━━ Source material

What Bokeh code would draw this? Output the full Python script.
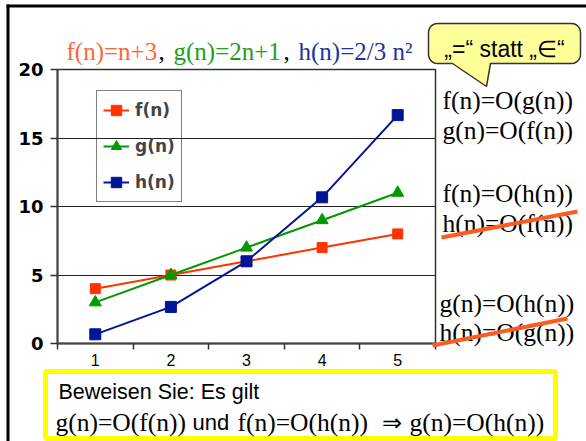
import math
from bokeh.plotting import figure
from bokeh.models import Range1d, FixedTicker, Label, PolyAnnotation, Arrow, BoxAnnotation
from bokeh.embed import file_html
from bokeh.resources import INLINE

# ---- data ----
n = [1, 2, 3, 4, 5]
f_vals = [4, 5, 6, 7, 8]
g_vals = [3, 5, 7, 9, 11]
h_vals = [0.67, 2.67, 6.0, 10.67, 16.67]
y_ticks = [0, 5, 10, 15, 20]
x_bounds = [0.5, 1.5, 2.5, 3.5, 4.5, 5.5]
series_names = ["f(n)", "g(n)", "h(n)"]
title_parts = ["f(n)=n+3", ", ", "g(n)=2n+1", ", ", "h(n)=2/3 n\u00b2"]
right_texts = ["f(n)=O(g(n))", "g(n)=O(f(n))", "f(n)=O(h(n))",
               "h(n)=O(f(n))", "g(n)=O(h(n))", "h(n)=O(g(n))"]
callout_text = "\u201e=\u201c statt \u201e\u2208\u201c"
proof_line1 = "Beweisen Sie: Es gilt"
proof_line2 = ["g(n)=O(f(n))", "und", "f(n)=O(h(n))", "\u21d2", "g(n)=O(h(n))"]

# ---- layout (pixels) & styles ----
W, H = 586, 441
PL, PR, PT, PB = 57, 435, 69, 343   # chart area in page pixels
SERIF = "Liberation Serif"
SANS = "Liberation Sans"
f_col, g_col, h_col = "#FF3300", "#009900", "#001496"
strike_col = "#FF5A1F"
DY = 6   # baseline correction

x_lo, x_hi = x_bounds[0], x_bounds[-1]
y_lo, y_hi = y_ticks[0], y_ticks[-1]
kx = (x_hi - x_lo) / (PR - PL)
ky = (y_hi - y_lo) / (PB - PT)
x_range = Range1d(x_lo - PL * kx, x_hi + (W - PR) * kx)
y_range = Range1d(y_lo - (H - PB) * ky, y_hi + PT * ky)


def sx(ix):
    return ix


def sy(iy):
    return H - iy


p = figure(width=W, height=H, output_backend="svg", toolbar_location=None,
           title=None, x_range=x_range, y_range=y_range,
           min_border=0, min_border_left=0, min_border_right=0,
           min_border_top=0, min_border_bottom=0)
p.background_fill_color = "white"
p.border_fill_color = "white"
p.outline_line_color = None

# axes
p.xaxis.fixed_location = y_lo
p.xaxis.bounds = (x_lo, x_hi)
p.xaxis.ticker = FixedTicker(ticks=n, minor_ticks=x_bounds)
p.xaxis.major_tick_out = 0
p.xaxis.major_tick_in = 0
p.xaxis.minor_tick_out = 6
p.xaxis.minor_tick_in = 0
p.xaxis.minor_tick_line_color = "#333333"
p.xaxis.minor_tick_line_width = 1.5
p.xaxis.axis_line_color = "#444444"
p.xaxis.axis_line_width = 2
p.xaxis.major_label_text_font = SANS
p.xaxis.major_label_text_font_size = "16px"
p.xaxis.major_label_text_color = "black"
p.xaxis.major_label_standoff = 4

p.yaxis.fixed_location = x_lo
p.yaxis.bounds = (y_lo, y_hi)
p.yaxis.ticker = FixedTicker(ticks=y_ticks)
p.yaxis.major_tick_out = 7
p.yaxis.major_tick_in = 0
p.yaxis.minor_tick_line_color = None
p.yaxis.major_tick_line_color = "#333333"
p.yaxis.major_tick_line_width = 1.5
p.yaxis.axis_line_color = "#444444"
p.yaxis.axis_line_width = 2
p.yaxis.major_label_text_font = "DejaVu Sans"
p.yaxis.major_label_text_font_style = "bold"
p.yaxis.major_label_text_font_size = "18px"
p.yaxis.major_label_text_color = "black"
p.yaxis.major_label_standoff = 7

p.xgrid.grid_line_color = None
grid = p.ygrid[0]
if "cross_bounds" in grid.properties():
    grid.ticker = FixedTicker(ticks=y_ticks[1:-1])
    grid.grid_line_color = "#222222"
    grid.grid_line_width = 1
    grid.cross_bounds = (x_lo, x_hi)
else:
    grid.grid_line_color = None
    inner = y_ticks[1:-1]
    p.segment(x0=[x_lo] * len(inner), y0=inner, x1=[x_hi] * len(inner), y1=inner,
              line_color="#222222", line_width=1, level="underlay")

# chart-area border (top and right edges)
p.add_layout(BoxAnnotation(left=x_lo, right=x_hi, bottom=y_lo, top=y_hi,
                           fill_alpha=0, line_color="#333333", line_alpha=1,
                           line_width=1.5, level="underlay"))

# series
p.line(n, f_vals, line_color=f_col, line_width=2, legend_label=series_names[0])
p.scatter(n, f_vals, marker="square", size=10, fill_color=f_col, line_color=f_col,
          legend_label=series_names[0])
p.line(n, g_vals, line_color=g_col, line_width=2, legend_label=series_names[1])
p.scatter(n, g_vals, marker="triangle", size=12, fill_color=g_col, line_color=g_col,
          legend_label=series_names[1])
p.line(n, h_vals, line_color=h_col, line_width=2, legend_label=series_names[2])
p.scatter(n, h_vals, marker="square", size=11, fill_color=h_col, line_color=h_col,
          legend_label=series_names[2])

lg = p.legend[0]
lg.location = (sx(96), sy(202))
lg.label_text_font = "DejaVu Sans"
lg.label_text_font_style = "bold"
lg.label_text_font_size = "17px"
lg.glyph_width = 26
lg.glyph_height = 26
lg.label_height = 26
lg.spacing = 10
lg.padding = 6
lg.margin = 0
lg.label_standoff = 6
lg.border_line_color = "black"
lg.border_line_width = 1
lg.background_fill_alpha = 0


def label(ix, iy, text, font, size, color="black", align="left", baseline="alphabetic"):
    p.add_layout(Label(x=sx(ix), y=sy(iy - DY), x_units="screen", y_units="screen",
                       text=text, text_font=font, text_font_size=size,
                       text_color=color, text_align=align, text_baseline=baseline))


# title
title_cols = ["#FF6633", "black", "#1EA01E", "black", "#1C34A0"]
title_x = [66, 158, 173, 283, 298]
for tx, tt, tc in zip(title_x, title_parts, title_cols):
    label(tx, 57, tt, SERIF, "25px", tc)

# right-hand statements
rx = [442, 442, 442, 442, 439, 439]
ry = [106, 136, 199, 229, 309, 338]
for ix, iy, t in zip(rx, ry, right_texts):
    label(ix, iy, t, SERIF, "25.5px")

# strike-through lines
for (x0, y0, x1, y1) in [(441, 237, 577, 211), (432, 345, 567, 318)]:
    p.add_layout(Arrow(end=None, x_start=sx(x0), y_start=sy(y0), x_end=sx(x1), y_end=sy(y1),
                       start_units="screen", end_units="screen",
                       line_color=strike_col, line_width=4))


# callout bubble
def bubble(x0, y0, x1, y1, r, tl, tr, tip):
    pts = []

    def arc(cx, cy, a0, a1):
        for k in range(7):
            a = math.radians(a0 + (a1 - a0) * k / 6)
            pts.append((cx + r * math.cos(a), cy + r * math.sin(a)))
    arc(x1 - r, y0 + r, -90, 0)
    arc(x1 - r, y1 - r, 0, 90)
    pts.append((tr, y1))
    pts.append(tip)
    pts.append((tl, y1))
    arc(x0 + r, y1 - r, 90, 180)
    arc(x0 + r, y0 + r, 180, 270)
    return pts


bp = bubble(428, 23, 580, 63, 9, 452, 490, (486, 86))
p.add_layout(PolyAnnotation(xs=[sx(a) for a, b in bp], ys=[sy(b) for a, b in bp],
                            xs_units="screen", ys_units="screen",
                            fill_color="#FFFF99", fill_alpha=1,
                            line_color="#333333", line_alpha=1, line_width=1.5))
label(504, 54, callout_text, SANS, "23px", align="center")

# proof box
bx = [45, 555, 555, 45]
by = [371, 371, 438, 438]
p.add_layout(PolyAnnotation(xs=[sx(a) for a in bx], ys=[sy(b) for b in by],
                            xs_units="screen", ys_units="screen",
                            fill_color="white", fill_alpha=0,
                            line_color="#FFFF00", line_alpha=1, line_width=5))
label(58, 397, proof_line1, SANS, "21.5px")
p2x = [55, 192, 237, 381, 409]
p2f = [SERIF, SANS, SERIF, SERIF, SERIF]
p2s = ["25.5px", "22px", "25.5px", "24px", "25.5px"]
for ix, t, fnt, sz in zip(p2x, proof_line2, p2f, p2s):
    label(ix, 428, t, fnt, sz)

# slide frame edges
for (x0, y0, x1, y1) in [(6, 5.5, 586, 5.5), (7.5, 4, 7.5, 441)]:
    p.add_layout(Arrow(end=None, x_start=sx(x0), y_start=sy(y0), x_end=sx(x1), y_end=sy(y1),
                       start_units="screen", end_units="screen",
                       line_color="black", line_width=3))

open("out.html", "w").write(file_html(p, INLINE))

━━━━

### [Work instructions]
Every line from the start of the listing above through the line with "from bokeh.resources import INLINE" should be repeated exactly; skip the pictures and add nothing else.

### [Response below]
What Bokeh code would draw this? Output the full Python script.
import math
from bokeh.plotting import figure
from bokeh.models import Range1d, FixedTicker, Label, PolyAnnotation, Arrow, BoxAnnotation
from bokeh.embed import file_html
from bokeh.resources import INLINE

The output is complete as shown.